[start of Information provided]

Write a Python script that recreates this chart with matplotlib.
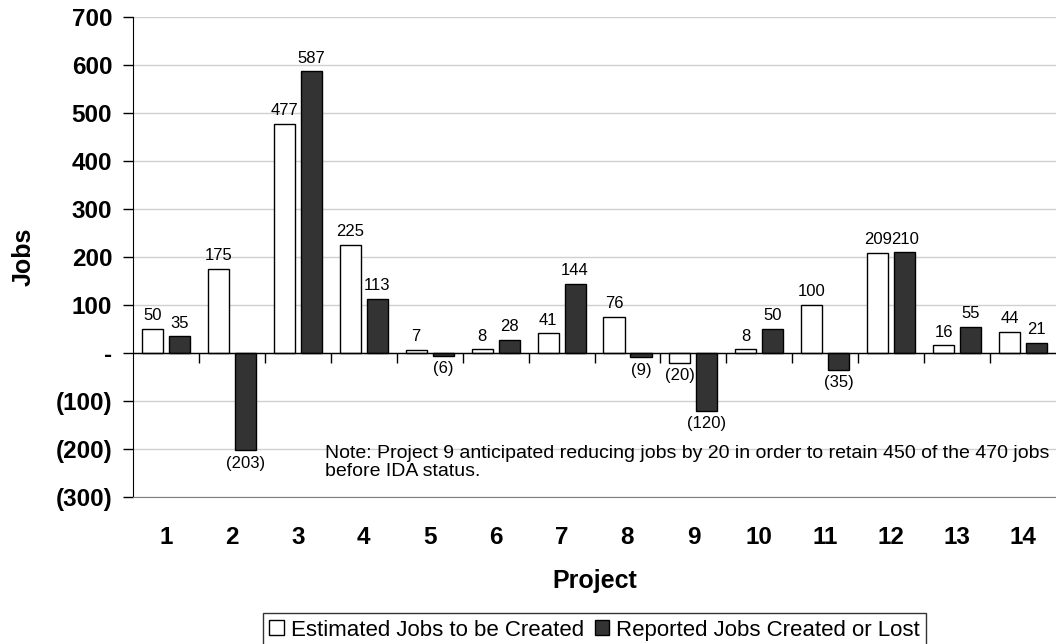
import matplotlib
matplotlib.use('Agg')
import matplotlib.pyplot as plt
import numpy as np

projects = [str(i) for i in range(1, 15)]
estimated = [50, 175, 477, 225, 7, 8, 41, 76, -20, 8, 100, 209, 16, 44]
reported = [35, -203, 587, 113, -6, 28, 144, -9, -120, 50, -35, 210, 55, 21]
y_ticks = [-300, -200, -100, 0, 100, 200, 300, 400, 500, 600, 700]

plt.rcParams['font.family'] = ['Liberation Sans', 'DejaVu Sans']


def fmt(v):
    if v < 0:
        return '({:,})'.format(-v)
    if v == 0:
        return '-'
    return '{:,}'.format(v)


fig = plt.figure(figsize=(10.56, 6.44), dpi=100)
ax = fig.add_axes([0.126, 0.2283, 0.874, 0.7453])

x = np.arange(1, len(projects) + 1)
w = 0.32
off = 0.205
b1 = ax.bar(x - off, estimated, w, color='white', edgecolor='black', linewidth=1,
            label='Estimated Jobs to be Created', zorder=3)
b2 = ax.bar(x + off, reported, w, color='#333333', edgecolor='black', linewidth=1,
            label='Reported Jobs Created or Lost', zorder=3)

for bars, vals in ((b1, estimated), (b2, reported)):
    for rect, v in zip(bars, vals):
        cx = rect.get_x() + rect.get_width() / 2
        if v >= 0:
            ax.annotate(fmt(v), (cx, v), xytext=(0, 4), textcoords='offset points',
                        ha='center', va='bottom', fontsize=12)
        else:
            ax.annotate(fmt(v), (cx, v), xytext=(0, -4), textcoords='offset points',
                        ha='center', va='top', fontsize=12)

ax.set_xlim(0.5, len(projects) + 0.5)
ax.set_ylim(-300, 700)
ax.set_yticks(y_ticks)
ax.set_yticklabels([fmt(v) for v in y_ticks], fontsize=17.5, fontweight='bold')
ax.set_xticks(x)
ax.set_xticklabels(projects, fontsize=17.5, fontweight='bold')
ax.tick_params(axis='x', length=0, pad=21)
ax.tick_params(axis='y', direction='out', length=7, width=1, pad=8)

ax.yaxis.grid(True, color='#d0d0d0', linewidth=1, zorder=0)
ax.set_axisbelow(True)
ax.spines['right'].set_visible(False)
ax.spines['top'].set_visible(False)
ax.spines['bottom'].set_color('#808080')
ax.spines['left'].set_color('black')

# zero baseline with category separator ticks
ax.axhline(0, color='black', linewidth=1, zorder=4)
ax.vlines(x[:-1] + 0.5, -20, 0, color='black', linewidth=1, zorder=4)

ax.set_ylabel('Jobs', fontsize=18, fontweight='bold', labelpad=14)
ax.set_xlabel('Project', fontsize=18, fontweight='bold', labelpad=14)

ax.text(0.2085, 0.108,
        'Note: Project 9 anticipated reducing jobs by 20 in order to retain 450 of the 470 jobs\nbefore IDA status.',
        transform=ax.transAxes, fontsize=14, va='top', ha='left', linespacing=1.1)

leg = fig.legend(handles=[b1, b2], loc='upper center', bbox_to_anchor=(0.563, 0.0481),
                 ncol=2, frameon=True, fancybox=False, edgecolor='black',
                 fontsize=16, handlelength=0.65, handleheight=0.65, handletextpad=0.3,
                 columnspacing=0.5, borderpad=0.3, borderaxespad=0)
leg.get_frame().set_linewidth(1)

fig.savefig('out.png', dpi=100)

[end of Information provided]

Work to complete —
Copy nothing but the lines from the first one in the listing through the line with "ax = fig.add_axes([0.126, 0.2283, 0.874, 0.7453])", and omit the pictures.

Exercise response —
Write a Python script that recreates this chart with matplotlib.
import matplotlib
matplotlib.use('Agg')
import matplotlib.pyplot as plt
import numpy as np

projects = [str(i) for i in range(1, 15)]
estimated = [50, 175, 477, 225, 7, 8, 41, 76, -20, 8, 100, 209, 16, 44]
reported = [35, -203, 587, 113, -6, 28, 144, -9, -120, 50, -35, 210, 55, 21]
y_ticks = [-300, -200, -100, 0, 100, 200, 300, 400, 500, 600, 700]

plt.rcParams['font.family'] = ['Liberation Sans', 'DejaVu Sans']


def fmt(v):
    if v < 0:
        return '({:,})'.format(-v)
    if v == 0:
        return '-'
    return '{:,}'.format(v)


fig = plt.figure(figsize=(10.56, 6.44), dpi=100)
ax = fig.add_axes([0.126, 0.2283, 0.874, 0.7453])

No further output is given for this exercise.